Evidence suggests that warfare is an ancient part of human life, dating back to when all humans lived as hunter-gatherers. Scientists who study the evolution of the human mind have paid considerable attention to the challenges that warfare posed for men and how it might have shaped male minds, but not to the effects that it might have had on women. This invites the question: What were those effects, and how might they have shaped female psychology?
An overlooked source of data on this question is the oral traditions of indigenous foraging peoples collected by explorers and anthropologists over the last few centuries. In forager groups, warfare takes the form of lethal raiding -- a brief, surprise attack on a neighboring group by a coalition of males, followed by a hasty retreat to their home territory. Anthropologists have long noted that forager war narratives contain accurate descriptions of lethal raiding tactics and practices. Since our ancestors were foragers as well, these narratives are one of the best models we have of what warfare might have been like in early human groups. To date, however, no one has used them to study cross-cultural patterns in forager warfare.
One of the patterns these stories illuminate is the recurrent costs of warfare for women. Because war narratives often mention casualties, they show us multiple ways in which lethal raiding affected forager women and, by extension, our female ancestors. The catalog of casualties includes rape, torture, forced concubinage, enslavement, and death, but these are only the most obvious costs. In small-scale societies, support networks are largely kin-based. Thus, the death of a husband, father, brother, or other close kinsman in battle meant the loss of an important source of protection for a woman and her dependent children. On this last point, perhaps the most painful casualty suffered by women was the loss of offspring: Many stories recount the death or capture of children in battle.
To determine just how widespread these casualties were, I surveyed a sample of oral traditions from 45 different societies for five different costs. I chose costs that cropped up repeatedly, not only in oral tradition but in ethnographic and archaeological research: the death of a woman, the capture of a woman, the death or capture of a husband, the death or capture of an adult male kinsman, and the death of a child. Over 80 percent of the traditions contained a story that mentioned at least one of these casualties.
These findings suggest that warfare regularly imposed costs on women as well as men and point to problems that were particularly acute for women. For example, men were typically killed in raids, but because of their desirability as wives, women and girls were often taken captive instead. This was reflected in the survey: Forty-four percent of the narratives referenced the death of a woman, while 49 percent referenced female capture. For women, then, it was important to assess the intent of an assailant -- to weigh the probabilities of being killed against those of being captured, and the comparative risks of resistance vs. compliance. When captured, a woman faced the additional problem of evaluating her chances of escape and, while awaiting such an opportunity, trying to secure humane treatment from her captor and his people.
The widespread practice of taking captives in forager warfare casts Stockholm syndrome in a new light.

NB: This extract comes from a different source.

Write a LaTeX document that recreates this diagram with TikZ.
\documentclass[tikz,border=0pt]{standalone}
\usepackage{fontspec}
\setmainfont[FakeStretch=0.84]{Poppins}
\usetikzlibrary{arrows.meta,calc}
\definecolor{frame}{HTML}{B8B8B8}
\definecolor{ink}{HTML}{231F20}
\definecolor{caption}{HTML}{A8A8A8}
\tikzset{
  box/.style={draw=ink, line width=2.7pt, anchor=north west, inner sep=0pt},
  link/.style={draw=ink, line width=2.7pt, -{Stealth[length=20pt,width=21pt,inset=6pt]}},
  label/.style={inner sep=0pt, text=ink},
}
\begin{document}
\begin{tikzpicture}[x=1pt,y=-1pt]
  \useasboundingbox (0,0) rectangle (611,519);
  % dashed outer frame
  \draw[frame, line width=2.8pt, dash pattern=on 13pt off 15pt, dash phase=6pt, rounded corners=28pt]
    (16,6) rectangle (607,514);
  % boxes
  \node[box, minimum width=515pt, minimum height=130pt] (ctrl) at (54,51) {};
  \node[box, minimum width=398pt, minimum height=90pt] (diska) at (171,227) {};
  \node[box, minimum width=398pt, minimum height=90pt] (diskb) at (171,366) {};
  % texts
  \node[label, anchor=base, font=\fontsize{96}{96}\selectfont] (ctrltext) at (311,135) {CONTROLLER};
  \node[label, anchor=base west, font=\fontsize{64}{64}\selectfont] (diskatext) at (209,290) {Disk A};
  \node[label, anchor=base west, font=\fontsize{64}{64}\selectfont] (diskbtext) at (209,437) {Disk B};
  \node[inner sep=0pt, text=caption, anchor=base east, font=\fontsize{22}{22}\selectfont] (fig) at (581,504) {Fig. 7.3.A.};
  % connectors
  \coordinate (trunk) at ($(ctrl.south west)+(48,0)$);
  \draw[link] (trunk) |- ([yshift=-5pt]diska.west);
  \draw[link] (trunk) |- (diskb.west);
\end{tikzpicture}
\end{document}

This term refers to the sympathetic feelings a hostage may develop for a captor and his views. Occurrence of this syndrome is associated with physical restraint or confinement and the threat or actual administration of physical, sexual, or emotional abuse -- conditions that are typical of forager captivity. Commonly characterized as an illness, this response may instead be an evolved strategy for increasing a captive's chances of survival through acute assimilation. Rapid adoption of the beliefs and practices of one's captors may terminate or lessen abusive behavior. Recent captivity incidents support this interpretation by showing that resistance is met with maltreatment. For example, many women and girls taken by Boko Haram claim that they were threatened with or subjected to psychological and physical abuse (including death), forced labor, forced marriage, and other forms of sexual abuse if they refused to convert to Islam. Some forager war narratives recount successful rescue attempts, pointing to another side effect of warfare for women: the task of reintegrating into one's natal group after (literally) sleeping with the enemy.
Forager war narratives document an aspect of human experience that has been overlooked in the study of human evolution: the costs that warfare imposed on women. Many of these problems remain with us to this day. Thus, understanding how these problems shaped our past may help us address them in the present.